Figure scripts:
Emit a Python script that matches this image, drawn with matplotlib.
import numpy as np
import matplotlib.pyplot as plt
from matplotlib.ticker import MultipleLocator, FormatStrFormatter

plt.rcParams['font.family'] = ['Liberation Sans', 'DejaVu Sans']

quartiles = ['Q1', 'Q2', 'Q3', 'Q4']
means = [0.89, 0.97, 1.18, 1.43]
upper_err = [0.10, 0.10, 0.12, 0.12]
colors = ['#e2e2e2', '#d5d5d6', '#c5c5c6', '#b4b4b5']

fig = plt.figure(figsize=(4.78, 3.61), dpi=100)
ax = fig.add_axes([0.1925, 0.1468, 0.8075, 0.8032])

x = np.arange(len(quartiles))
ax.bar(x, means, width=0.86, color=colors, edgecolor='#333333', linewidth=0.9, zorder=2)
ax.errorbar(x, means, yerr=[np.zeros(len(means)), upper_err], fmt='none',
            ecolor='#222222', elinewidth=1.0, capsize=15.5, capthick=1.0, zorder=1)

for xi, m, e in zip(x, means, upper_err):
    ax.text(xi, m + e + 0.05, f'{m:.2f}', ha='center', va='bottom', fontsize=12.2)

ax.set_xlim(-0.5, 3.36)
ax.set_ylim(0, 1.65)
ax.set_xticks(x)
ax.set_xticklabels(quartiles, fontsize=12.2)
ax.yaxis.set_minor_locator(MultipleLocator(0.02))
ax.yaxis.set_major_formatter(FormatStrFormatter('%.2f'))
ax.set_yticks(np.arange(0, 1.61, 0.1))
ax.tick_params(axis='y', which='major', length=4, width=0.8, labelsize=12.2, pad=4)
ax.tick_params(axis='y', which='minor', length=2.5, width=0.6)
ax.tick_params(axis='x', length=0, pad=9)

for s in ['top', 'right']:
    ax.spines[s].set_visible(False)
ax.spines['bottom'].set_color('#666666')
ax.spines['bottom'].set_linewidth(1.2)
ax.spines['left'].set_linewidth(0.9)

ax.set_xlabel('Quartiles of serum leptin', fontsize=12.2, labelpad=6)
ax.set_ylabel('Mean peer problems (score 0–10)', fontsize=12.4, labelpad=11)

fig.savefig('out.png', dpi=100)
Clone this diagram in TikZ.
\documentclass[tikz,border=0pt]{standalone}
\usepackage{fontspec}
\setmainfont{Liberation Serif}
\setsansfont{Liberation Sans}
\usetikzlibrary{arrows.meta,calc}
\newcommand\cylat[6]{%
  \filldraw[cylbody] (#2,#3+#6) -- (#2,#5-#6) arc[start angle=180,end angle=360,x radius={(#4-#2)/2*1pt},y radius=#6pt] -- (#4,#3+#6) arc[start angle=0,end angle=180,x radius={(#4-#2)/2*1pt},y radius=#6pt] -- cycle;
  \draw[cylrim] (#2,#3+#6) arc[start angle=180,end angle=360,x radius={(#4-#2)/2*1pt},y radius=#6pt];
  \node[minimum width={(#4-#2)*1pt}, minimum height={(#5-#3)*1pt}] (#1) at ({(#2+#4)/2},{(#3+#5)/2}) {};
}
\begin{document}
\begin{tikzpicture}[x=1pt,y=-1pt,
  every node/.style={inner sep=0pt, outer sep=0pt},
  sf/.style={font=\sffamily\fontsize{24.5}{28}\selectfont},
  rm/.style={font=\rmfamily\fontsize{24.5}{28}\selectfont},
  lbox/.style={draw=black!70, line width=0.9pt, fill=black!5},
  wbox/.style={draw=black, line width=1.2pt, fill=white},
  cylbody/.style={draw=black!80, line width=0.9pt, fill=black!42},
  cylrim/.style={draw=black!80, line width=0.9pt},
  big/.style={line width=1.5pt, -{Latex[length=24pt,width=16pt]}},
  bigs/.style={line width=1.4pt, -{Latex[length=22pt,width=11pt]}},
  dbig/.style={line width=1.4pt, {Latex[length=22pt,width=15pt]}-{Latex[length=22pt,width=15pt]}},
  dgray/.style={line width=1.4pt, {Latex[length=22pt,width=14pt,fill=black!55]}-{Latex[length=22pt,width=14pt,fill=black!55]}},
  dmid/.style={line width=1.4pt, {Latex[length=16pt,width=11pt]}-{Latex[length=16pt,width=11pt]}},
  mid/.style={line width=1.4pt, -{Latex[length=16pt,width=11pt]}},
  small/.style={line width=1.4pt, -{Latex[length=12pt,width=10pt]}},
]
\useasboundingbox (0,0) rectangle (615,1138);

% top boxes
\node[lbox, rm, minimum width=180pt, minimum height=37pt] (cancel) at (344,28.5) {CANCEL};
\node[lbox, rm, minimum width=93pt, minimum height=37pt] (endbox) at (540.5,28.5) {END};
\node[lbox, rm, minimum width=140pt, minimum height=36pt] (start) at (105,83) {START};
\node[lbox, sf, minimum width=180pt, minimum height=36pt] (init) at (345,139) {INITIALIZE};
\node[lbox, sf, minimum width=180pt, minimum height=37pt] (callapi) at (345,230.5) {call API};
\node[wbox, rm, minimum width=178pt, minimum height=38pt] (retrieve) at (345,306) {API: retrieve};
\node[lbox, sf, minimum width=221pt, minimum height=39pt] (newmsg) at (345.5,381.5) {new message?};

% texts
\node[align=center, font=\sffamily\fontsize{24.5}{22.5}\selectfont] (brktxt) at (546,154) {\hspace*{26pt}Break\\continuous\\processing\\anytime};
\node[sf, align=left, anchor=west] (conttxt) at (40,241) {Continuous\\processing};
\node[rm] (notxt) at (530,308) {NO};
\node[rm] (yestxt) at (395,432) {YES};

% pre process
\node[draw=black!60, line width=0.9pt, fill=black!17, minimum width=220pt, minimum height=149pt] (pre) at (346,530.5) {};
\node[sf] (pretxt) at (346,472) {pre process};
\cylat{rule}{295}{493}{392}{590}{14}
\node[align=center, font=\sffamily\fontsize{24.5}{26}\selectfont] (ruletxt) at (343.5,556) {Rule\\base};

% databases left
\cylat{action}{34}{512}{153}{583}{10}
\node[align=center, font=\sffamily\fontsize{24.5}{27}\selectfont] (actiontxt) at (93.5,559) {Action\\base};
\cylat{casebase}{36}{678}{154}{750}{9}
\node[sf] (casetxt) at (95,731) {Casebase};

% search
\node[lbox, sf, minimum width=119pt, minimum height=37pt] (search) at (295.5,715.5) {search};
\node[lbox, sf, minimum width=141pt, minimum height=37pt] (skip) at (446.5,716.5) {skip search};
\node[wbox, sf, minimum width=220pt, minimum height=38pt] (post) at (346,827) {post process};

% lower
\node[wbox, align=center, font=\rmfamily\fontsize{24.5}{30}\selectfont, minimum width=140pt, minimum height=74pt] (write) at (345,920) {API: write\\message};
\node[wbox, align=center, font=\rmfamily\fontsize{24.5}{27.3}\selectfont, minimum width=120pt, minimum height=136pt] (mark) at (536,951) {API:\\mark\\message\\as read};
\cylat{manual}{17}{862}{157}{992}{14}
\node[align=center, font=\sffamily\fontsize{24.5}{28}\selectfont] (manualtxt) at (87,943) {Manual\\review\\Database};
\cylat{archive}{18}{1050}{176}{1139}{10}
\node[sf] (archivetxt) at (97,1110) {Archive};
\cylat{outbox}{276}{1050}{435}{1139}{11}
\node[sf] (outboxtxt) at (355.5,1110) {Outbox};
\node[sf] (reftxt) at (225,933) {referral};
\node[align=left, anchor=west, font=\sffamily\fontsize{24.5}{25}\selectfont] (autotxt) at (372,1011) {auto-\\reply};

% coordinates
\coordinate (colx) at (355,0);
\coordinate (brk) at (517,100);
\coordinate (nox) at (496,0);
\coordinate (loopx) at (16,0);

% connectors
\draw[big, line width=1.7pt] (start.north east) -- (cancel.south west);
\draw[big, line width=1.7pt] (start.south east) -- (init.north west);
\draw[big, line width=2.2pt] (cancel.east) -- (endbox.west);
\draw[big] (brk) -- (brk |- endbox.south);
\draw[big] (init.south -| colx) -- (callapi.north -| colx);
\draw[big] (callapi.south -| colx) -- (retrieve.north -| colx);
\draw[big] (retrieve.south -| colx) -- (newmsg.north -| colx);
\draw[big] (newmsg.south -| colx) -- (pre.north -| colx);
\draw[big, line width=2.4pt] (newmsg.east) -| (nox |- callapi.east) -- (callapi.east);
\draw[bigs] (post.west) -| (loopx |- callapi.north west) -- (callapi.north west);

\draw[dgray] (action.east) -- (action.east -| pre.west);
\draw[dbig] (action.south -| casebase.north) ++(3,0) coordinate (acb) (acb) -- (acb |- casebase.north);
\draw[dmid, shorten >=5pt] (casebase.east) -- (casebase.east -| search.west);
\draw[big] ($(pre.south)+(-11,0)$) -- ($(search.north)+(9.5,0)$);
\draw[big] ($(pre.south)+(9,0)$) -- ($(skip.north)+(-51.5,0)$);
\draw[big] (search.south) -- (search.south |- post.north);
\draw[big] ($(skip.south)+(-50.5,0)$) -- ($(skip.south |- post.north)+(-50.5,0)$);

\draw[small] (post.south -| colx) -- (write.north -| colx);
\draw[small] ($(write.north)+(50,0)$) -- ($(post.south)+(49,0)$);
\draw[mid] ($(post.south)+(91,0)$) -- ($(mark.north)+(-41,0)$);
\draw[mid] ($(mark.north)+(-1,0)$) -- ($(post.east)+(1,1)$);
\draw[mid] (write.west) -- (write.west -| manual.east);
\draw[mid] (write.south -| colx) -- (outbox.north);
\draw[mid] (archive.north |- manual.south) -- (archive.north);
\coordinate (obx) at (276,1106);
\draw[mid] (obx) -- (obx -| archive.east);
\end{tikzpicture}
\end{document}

What needs to be done:
Using the entries above, quote each line verbatim from the first through the line that contains "fig.savefig('out.png', dpi=100)".

Result for this task:
Emit a Python script that matches this image, drawn with matplotlib.
import numpy as np
import matplotlib.pyplot as plt
from matplotlib.ticker import MultipleLocator, FormatStrFormatter

plt.rcParams['font.family'] = ['Liberation Sans', 'DejaVu Sans']

quartiles = ['Q1', 'Q2', 'Q3', 'Q4']
means = [0.89, 0.97, 1.18, 1.43]
upper_err = [0.10, 0.10, 0.12, 0.12]
colors = ['#e2e2e2', '#d5d5d6', '#c5c5c6', '#b4b4b5']

fig = plt.figure(figsize=(4.78, 3.61), dpi=100)
ax = fig.add_axes([0.1925, 0.1468, 0.8075, 0.8032])

x = np.arange(len(quartiles))
ax.bar(x, means, width=0.86, color=colors, edgecolor='#333333', linewidth=0.9, zorder=2)
ax.errorbar(x, means, yerr=[np.zeros(len(means)), upper_err], fmt='none',
            ecolor='#222222', elinewidth=1.0, capsize=15.5, capthick=1.0, zorder=1)

for xi, m, e in zip(x, means, upper_err):
    ax.text(xi, m + e + 0.05, f'{m:.2f}', ha='center', va='bottom', fontsize=12.2)

ax.set_xlim(-0.5, 3.36)
ax.set_ylim(0, 1.65)
ax.set_xticks(x)
ax.set_xticklabels(quartiles, fontsize=12.2)
ax.yaxis.set_minor_locator(MultipleLocator(0.02))
ax.yaxis.set_major_formatter(FormatStrFormatter('%.2f'))
ax.set_yticks(np.arange(0, 1.61, 0.1))
ax.tick_params(axis='y', which='major', length=4, width=0.8, labelsize=12.2, pad=4)
ax.tick_params(axis='y', which='minor', length=2.5, width=0.6)
ax.tick_params(axis='x', length=0, pad=9)

for s in ['top', 'right']:
    ax.spines[s].set_visible(False)
ax.spines['bottom'].set_color('#666666')
ax.spines['bottom'].set_linewidth(1.2)
ax.spines['left'].set_linewidth(0.9)

ax.set_xlabel('Quartiles of serum leptin', fontsize=12.2, labelpad=6)
ax.set_ylabel('Mean peer problems (score 0–10)', fontsize=12.4, labelpad=11)

fig.savefig('out.png', dpi=100)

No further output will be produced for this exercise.